Inside, the room is cool and quiet — the walls are thick enough to muffle the wind, which on Cozumel's north shore can pick up in the afternoon with surprising conviction. The bath products are the standard Westin white-tea-scented lineup, and they are fine. The minibar is stocked but unremarkable. I'll be honest: the interior design leans corporate-tropical in a way that doesn't quite match the drama happening outside. Neutral tones, safe art, furniture that whispers "chain hotel" if you look too closely. But you won't look closely, because the balcony doors are open and the light pouring through them turns everything warm and forgivable.
“You return to the jacuzzi at golden hour, when the western sky does something so extravagant with color that you feel slightly embarrassed for noticing, as if you've caught the universe showing off.”
Downstairs, the dining runs a wide range. The beachfront restaurant handles ceviche and grilled catch-of-the-day with the easy competence of a kitchen that knows its audience — people who want good food but are too sun-drunk to study a tasting menu. A poolside grill turns out surprisingly credible fish tacos with a habanero crema that has real bite. For a more composed dinner, the main restaurant offers a regional Mexican menu with Yucatecan accents — cochinita pibil, salbutes, a dark and smoky mole that lingers. None of it will rewrite your understanding of Mexican cuisine, but all of it tastes better than it has any right to when eaten with sand still between your toes.
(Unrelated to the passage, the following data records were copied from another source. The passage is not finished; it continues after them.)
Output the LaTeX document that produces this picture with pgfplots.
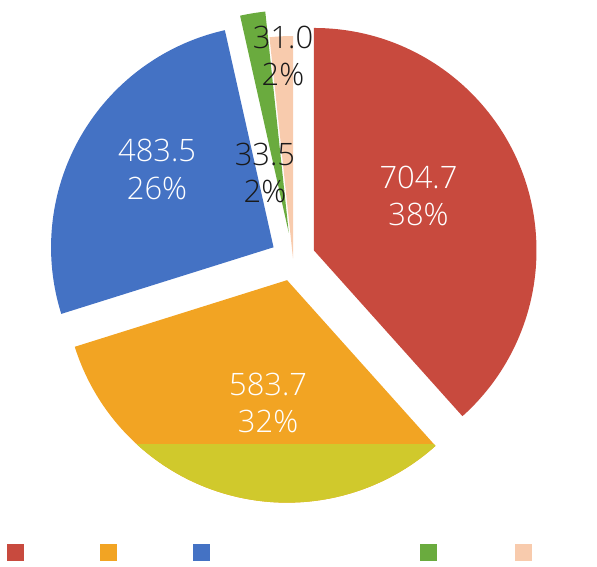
\documentclass[border=0pt]{standalone}
\usepackage{pgfplots}
\usepackage{pgfplotstable}
\pgfplotsset{compat=1.18}
\usepackage{fontspec}
\setmainfont{Open Sans Light}
\newfontfamily\lbl{Open Sans Light}

\definecolor{cRed}{HTML}{C84A3E}
\definecolor{cOrange}{HTML}{F2A423}
\definecolor{cBlue}{HTML}{4472C4}
\definecolor{cGreen}{HTML}{6AAB3E}
\definecolor{cPeach}{HTML}{F8CBAD}
\definecolor{cYellow}{HTML}{D0C92C}
\definecolor{cText}{HTML}{1A1A1A}

\pgfplotstableread{
val
704.7
583.7
483.5
33.5
31.0
}\piedata

\pgfplotstablegetelem{0}{val}\of\piedata \let\vA\pgfplotsretval
\pgfplotstablegetelem{1}{val}\of\piedata \let\vB\pgfplotsretval
\pgfplotstablegetelem{2}{val}\of\piedata \let\vC\pgfplotsretval
\pgfplotstablegetelem{3}{val}\of\piedata \let\vD\pgfplotsretval
\pgfplotstablegetelem{4}{val}\of\piedata \let\vE\pgfplotsretval
\pgfmathsetmacro\tot{\vA+\vB+\vC+\vD+\vE}
\pgfmathsetmacro\aA{90}
\pgfmathsetmacro\aB{\aA-360*(\vA/\tot)}
\pgfmathsetmacro\aC{\aB-360*(\vB/\tot)}
\pgfmathsetmacro\aD{\aC-360*(\vC/\tot)}
\pgfmathsetmacro\aE{\aD-360*(\vD/\tot)}
\pgfmathsetmacro\aF{\aE-360*(\vE/\tot)}

% name, start angle, end angle, explode (in radii)
\newcommand\prepslice[4]{%
  \pgfmathsetmacro\tmpm{(#2+#3)/2}%
  \expandafter\pgfmathsetmacro\csname px#1\endcsname{#4*cos(\tmpm)}%
  \expandafter\pgfmathsetmacro\csname py#1\endcsname{#4*sin(\tmpm)}%
  \expandafter\pgfmathsetmacro\csname sx#1\endcsname{#4*cos(\tmpm)+cos(#2)}%
  \expandafter\pgfmathsetmacro\csname sy#1\endcsname{#4*sin(\tmpm)+sin(#2)}%
}
\prepslice{R}{\aA}{\aB}{0.101}
\prepslice{O}{\aB}{\aC}{0.101}
\prepslice{B}{\aC}{\aD}{0.101}
\prepslice{G}{\aD}{\aE}{0.117}
\prepslice{P}{\aE}{\aF}{0.0}

\begin{document}
\begin{tikzpicture}
\begin{axis}[
  x=222.5bp, y=222.5bp,
  xmin=-1.3169, xmax=1.3663,
  ymin=-1.3865, ymax=1.1618,
  hide axis, clip=false,
  legend image code/.code={\fill[#1, draw=none] (0bp,-8.5bp) rectangle (17bp,8.5bp);},
  legend columns=-1,
  legend style={at={(rel axis cs:0.0117,0.0247)}, anchor=west,
    draw=none, fill=none, inner sep=0pt, outer sep=0pt,
    nodes={inner sep=0pt, outer sep=0pt},
    /tikz/column sep=0pt, /tikz/row sep=0pt},
]
\path (rel axis cs:0,0) rectangle (rel axis cs:1,1);

\fill[cRed] (axis cs:\pxR,\pyR) -- (axis cs:\sxR,\syR) arc[start angle=\aA, end angle=\aB, radius=222.5bp] -- cycle;
\fill[cOrange] (axis cs:\pxO,\pyO) -- (axis cs:\sxO,\syO) arc[start angle=\aB, end angle=\aC, radius=222.5bp] -- cycle;
\begin{scope}
\clip (rel axis cs:0,0) rectangle (axis cs:1.3,-0.838);
\fill[cYellow] (axis cs:\pxO,\pyO) -- (axis cs:\sxO,\syO) arc[start angle=\aB, end angle=\aC, radius=222.5bp] -- cycle;
\end{scope}
\fill[cBlue] (axis cs:\pxB,\pyB) -- (axis cs:\sxB,\syB) arc[start angle=\aC, end angle=\aD, radius=222.5bp] -- cycle;
\fill[cGreen] (axis cs:\pxG,\pyG) -- (axis cs:\sxG,\syG) arc[start angle=\aD, end angle=\aE, radius=222.5bp] -- cycle;
\fill[cPeach] (axis cs:\pxP,\pyP) -- (axis cs:\sxP,\syP) arc[start angle=\aE, end angle=\aF, radius=222.5bp] -- cycle;

\begin{scope}[every node/.style={align=center, font=\lbl\fontsize{31}{38}\selectfont}]
\node[text=white] at (axis cs:0.564,0.281) {704.7\\38\%};
\node[text=white] at (axis cs:-0.112,-0.649) {583.7\\32\%};
\node[text=white] at (axis cs:-0.611,0.402) {483.5\\26\%};
\node[text=cText] at (axis cs:-0.126,0.384) {33.5\\2\%};
\node[text=cText] at (axis cs:-0.045,0.910) {31.0\\2\%};
\end{scope}

\addlegendimage{fill=cRed}
\addlegendentry{\hspace*{76bp}}
\addlegendimage{fill=cOrange}
\addlegendentry{\hspace*{76bp}}
\addlegendimage{fill=cBlue}
\addlegendentry{\hspace*{210bp}}
\addlegendimage{fill=cGreen}
\addlegendentry{\hspace*{78bp}}
\addlegendimage{fill=cPeach}
\addlegendentry{\hspace*{48bp}}
\end{axis}
\end{tikzpicture}
\end{document}
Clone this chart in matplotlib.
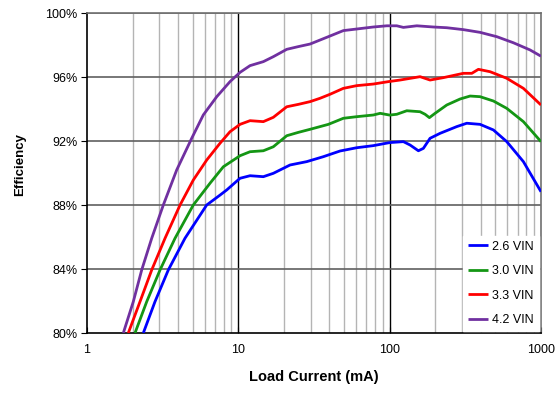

The Willow Stream Spa draws on Mayan healing traditions in ways that feel more sincere than gimmicky — a honey-and-copal treatment left my skin smelling faintly of incense for the rest of the day, which I did not mind. The pool areas are elegant and, crucially, uncrowded; Cozumel's relative quietness means you are rarely competing for a lounger. The private beach is small but well-maintained, the kind of place where an attendant materializes with a cold towel before you've fully decided you want one. I have a theory that the best hotel beaches are the ones where you can hear your own breathing. This one qualifies.
What Stays
What I carry from The Westin Cozumel is not a meal or a treatment or even the jacuzzi itself, though I think about that jacuzzi more than is reasonable. It is a specific moment: late on the second night, somewhere past eleven, sitting in the warm water with every light in the room switched off. The sky was so thick with stars it looked fake. The waves kept their rhythm below. And for a stretch of time I could not measure, there was nothing else — no phone, no thought, no next thing.
This is for couples who want to disappear into each other and a view, and for anyone whose nervous system needs a hard reset. It is not for travelers who want Cozumel's dive culture at their doorstep or nightlife within stumbling distance — the hotel sits in its own quiet stretch, and the town is a cab ride away. If you need design-forward interiors to feel like you're getting your money's worth, look elsewhere.
Suites with the balcony jacuzzi start around US$489 per night, which is steep for Cozumel but modest for the feeling of owning a small, private piece of the Caribbean. You are not paying for thread count or lobby architecture. You are paying for that first morning — the warm water, the salt air, the coffee going cold on the railing because you forgot it existed.